PROMPT — Exact reproduction of the data is required, with images excluded.

[BEGIN]

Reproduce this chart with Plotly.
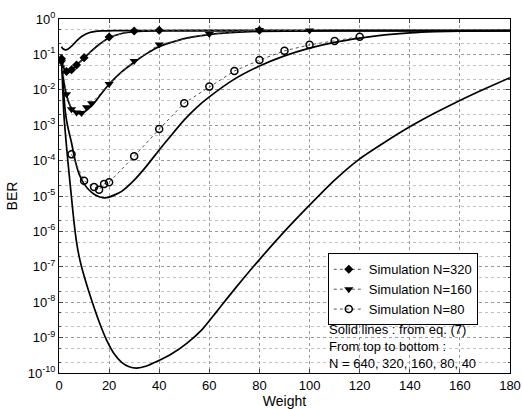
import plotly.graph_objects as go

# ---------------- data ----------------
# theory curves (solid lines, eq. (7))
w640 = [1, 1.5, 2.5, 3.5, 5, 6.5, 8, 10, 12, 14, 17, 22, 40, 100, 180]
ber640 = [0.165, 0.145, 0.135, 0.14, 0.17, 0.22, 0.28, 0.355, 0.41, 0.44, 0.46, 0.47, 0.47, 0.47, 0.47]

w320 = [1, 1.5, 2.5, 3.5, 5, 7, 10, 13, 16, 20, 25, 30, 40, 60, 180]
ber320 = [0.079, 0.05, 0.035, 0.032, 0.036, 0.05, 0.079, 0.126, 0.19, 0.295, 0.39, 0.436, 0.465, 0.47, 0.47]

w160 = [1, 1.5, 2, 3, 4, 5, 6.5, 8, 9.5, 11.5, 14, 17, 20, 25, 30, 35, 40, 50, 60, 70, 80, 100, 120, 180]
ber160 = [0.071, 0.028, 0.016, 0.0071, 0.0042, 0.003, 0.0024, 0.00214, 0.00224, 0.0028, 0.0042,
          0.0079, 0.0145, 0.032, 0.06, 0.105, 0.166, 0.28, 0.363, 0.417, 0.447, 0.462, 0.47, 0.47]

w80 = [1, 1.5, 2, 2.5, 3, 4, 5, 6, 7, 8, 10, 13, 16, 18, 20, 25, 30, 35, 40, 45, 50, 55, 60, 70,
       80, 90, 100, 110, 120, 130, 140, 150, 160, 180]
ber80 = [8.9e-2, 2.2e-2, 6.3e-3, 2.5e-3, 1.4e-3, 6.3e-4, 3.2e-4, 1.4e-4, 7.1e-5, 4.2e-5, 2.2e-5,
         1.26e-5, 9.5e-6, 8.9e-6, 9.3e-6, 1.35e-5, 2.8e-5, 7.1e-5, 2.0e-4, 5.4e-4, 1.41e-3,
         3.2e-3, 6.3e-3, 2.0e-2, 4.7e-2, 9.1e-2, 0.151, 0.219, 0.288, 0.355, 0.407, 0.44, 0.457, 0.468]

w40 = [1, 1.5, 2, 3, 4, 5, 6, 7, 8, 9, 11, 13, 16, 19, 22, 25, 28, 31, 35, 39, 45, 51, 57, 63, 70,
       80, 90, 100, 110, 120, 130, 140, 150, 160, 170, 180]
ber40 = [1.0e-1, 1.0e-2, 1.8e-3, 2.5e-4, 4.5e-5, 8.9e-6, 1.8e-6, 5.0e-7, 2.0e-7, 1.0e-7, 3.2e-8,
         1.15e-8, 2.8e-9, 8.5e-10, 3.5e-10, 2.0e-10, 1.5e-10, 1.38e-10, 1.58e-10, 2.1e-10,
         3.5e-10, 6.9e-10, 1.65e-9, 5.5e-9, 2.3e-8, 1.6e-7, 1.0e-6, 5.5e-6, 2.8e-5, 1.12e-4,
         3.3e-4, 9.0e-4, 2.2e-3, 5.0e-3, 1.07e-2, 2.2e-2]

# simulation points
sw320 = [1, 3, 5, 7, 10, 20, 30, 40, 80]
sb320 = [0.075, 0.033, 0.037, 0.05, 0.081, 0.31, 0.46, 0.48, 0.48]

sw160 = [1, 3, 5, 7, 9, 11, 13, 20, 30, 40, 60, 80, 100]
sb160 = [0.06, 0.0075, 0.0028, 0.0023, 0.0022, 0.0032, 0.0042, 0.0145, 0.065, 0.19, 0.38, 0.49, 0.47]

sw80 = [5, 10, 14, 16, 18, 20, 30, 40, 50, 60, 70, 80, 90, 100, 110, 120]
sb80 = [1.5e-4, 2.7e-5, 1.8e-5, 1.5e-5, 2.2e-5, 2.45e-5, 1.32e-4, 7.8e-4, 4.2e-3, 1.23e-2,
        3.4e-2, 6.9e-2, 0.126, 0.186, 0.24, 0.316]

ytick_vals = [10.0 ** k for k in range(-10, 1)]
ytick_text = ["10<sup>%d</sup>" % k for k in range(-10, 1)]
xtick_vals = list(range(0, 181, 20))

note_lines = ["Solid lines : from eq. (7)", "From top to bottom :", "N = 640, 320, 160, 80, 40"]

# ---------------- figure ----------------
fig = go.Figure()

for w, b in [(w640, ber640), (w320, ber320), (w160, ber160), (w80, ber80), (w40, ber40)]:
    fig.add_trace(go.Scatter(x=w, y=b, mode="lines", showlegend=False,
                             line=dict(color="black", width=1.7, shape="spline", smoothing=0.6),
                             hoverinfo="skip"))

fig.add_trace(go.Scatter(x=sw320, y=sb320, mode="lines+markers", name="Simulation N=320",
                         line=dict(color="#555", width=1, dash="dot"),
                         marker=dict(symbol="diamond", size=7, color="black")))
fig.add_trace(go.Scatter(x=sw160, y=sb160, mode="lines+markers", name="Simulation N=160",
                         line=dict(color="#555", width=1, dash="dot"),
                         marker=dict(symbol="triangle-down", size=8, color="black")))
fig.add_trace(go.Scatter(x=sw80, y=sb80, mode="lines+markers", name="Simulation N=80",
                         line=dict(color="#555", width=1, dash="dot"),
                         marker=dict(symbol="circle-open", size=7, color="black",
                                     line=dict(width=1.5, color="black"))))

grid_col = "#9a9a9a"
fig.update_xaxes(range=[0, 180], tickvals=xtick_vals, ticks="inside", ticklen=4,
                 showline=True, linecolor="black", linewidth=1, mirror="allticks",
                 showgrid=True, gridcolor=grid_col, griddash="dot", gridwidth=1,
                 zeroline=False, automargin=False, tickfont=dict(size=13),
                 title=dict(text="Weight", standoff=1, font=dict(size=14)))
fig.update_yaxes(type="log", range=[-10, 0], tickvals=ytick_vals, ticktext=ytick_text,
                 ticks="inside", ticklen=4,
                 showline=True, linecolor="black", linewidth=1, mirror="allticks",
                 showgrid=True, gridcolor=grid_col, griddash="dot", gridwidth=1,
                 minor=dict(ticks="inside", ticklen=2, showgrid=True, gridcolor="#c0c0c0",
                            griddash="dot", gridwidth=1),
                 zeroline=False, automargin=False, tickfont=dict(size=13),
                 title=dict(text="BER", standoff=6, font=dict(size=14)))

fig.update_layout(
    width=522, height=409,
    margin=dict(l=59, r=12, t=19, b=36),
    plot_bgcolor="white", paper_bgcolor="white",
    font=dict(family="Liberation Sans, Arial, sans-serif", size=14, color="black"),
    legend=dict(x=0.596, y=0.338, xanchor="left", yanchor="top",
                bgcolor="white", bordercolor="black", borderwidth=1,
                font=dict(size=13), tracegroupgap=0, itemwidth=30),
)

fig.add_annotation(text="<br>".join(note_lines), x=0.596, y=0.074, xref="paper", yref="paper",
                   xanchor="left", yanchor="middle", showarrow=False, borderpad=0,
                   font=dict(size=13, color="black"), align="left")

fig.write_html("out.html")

[END]

RESPONSE TO THIS EXERCISE —
Reproduce this chart with Plotly.
import plotly.graph_objects as go

# ---------------- data ----------------
# theory curves (solid lines, eq. (7))
w640 = [1, 1.5, 2.5, 3.5, 5, 6.5, 8, 10, 12, 14, 17, 22, 40, 100, 180]
ber640 = [0.165, 0.145, 0.135, 0.14, 0.17, 0.22, 0.28, 0.355, 0.41, 0.44, 0.46, 0.47, 0.47, 0.47, 0.47]

w320 = [1, 1.5, 2.5, 3.5, 5, 7, 10, 13, 16, 20, 25, 30, 40, 60, 180]
ber320 = [0.079, 0.05, 0.035, 0.032, 0.036, 0.05, 0.079, 0.126, 0.19, 0.295, 0.39, 0.436, 0.465, 0.47, 0.47]

w160 = [1, 1.5, 2, 3, 4, 5, 6.5, 8, 9.5, 11.5, 14, 17, 20, 25, 30, 35, 40, 50, 60, 70, 80, 100, 120, 180]
ber160 = [0.071, 0.028, 0.016, 0.0071, 0.0042, 0.003, 0.0024, 0.00214, 0.00224, 0.0028, 0.0042,
          0.0079, 0.0145, 0.032, 0.06, 0.105, 0.166, 0.28, 0.363, 0.417, 0.447, 0.462, 0.47, 0.47]

w80 = [1, 1.5, 2, 2.5, 3, 4, 5, 6, 7, 8, 10, 13, 16, 18, 20, 25, 30, 35, 40, 45, 50, 55, 60, 70,
       80, 90, 100, 110, 120, 130, 140, 150, 160, 180]
ber80 = [8.9e-2, 2.2e-2, 6.3e-3, 2.5e-3, 1.4e-3, 6.3e-4, 3.2e-4, 1.4e-4, 7.1e-5, 4.2e-5, 2.2e-5,
         1.26e-5, 9.5e-6, 8.9e-6, 9.3e-6, 1.35e-5, 2.8e-5, 7.1e-5, 2.0e-4, 5.4e-4, 1.41e-3,
         3.2e-3, 6.3e-3, 2.0e-2, 4.7e-2, 9.1e-2, 0.151, 0.219, 0.288, 0.355, 0.407, 0.44, 0.457, 0.468]

w40 = [1, 1.5, 2, 3, 4, 5, 6, 7, 8, 9, 11, 13, 16, 19, 22, 25, 28, 31, 35, 39, 45, 51, 57, 63, 70,
       80, 90, 100, 110, 120, 130, 140, 150, 160, 170, 180]
ber40 = [1.0e-1, 1.0e-2, 1.8e-3, 2.5e-4, 4.5e-5, 8.9e-6, 1.8e-6, 5.0e-7, 2.0e-7, 1.0e-7, 3.2e-8,
         1.15e-8, 2.8e-9, 8.5e-10, 3.5e-10, 2.0e-10, 1.5e-10, 1.38e-10, 1.58e-10, 2.1e-10,
         3.5e-10, 6.9e-10, 1.65e-9, 5.5e-9, 2.3e-8, 1.6e-7, 1.0e-6, 5.5e-6, 2.8e-5, 1.12e-4,
         3.3e-4, 9.0e-4, 2.2e-3, 5.0e-3, 1.07e-2, 2.2e-2]

# simulation points
sw320 = [1, 3, 5, 7, 10, 20, 30, 40, 80]
sb320 = [0.075, 0.033, 0.037, 0.05, 0.081, 0.31, 0.46, 0.48, 0.48]

sw160 = [1, 3, 5, 7, 9, 11, 13, 20, 30, 40, 60, 80, 100]
sb160 = [0.06, 0.0075, 0.0028, 0.0023, 0.0022, 0.0032, 0.0042, 0.0145, 0.065, 0.19, 0.38, 0.49, 0.47]

sw80 = [5, 10, 14, 16, 18, 20, 30, 40, 50, 60, 70, 80, 90, 100, 110, 120]
sb80 = [1.5e-4, 2.7e-5, 1.8e-5, 1.5e-5, 2.2e-5, 2.45e-5, 1.32e-4, 7.8e-4, 4.2e-3, 1.23e-2,
        3.4e-2, 6.9e-2, 0.126, 0.186, 0.24, 0.316]

ytick_vals = [10.0 ** k for k in range(-10, 1)]
ytick_text = ["10<sup>%d</sup>" % k for k in range(-10, 1)]
xtick_vals = list(range(0, 181, 20))

note_lines = ["Solid lines : from eq. (7)", "From top to bottom :", "N = 640, 320, 160, 80, 40"]

# ---------------- figure ----------------
fig = go.Figure()

for w, b in [(w640, ber640), (w320, ber320), (w160, ber160), (w80, ber80), (w40, ber40)]:
    fig.add_trace(go.Scatter(x=w, y=b, mode="lines", showlegend=False,
                             line=dict(color="black", width=1.7, shape="spline", smoothing=0.6),
                             hoverinfo="skip"))

fig.add_trace(go.Scatter(x=sw320, y=sb320, mode="lines+markers", name="Simulation N=320",
                         line=dict(color="#555", width=1, dash="dot"),
                         marker=dict(symbol="diamond", size=7, color="black")))
fig.add_trace(go.Scatter(x=sw160, y=sb160, mode="lines+markers", name="Simulation N=160",
                         line=dict(color="#555", width=1, dash="dot"),
                         marker=dict(symbol="triangle-down", size=8, color="black")))
fig.add_trace(go.Scatter(x=sw80, y=sb80, mode="lines+markers", name="Simulation N=80",
                         line=dict(color="#555", width=1, dash="dot"),
                         marker=dict(symbol="circle-open", size=7, color="black",
                                     line=dict(width=1.5, color="black"))))

grid_col = "#9a9a9a"
fig.update_xaxes(range=[0, 180], tickvals=xtick_vals, ticks="inside", ticklen=4,
                 showline=True, linecolor="black", linewidth=1, mirror="allticks",
                 showgrid=True, gridcolor=grid_col, griddash="dot", gridwidth=1,
                 zeroline=False, automargin=False, tickfont=dict(size=13),
                 title=dict(text="Weight", standoff=1, font=dict(size=14)))
fig.update_yaxes(type="log", range=[-10, 0], tickvals=ytick_vals, ticktext=ytick_text,
                 ticks="inside", ticklen=4,
                 showline=True, linecolor="black", linewidth=1, mirror="allticks",
                 showgrid=True, gridcolor=grid_col, griddash="dot", gridwidth=1,
                 minor=dict(ticks="inside", ticklen=2, showgrid=True, gridcolor="#c0c0c0",
                            griddash="dot", gridwidth=1),
                 zeroline=False, automargin=False, tickfont=dict(size=13),
                 title=dict(text="BER", standoff=6, font=dict(size=14)))

fig.update_layout(
    width=522, height=409,
    margin=dict(l=59, r=12, t=19, b=36),
    plot_bgcolor="white", paper_bgcolor="white",
    font=dict(family="Liberation Sans, Arial, sans-serif", size=14, color="black"),
    legend=dict(x=0.596, y=0.338, xanchor="left", yanchor="top",
                bgcolor="white", bordercolor="black", borderwidth=1,
                font=dict(size=13), tracegroupgap=0, itemwidth=30),
)

fig.add_annotation(text="<br>".join(note_lines), x=0.596, y=0.074, xref="paper", yref="paper",
                   xanchor="left", yanchor="middle", showarrow=False, borderpad=0,
                   font=dict(size=13, color="black"), align="left")

fig.write_html("out.html")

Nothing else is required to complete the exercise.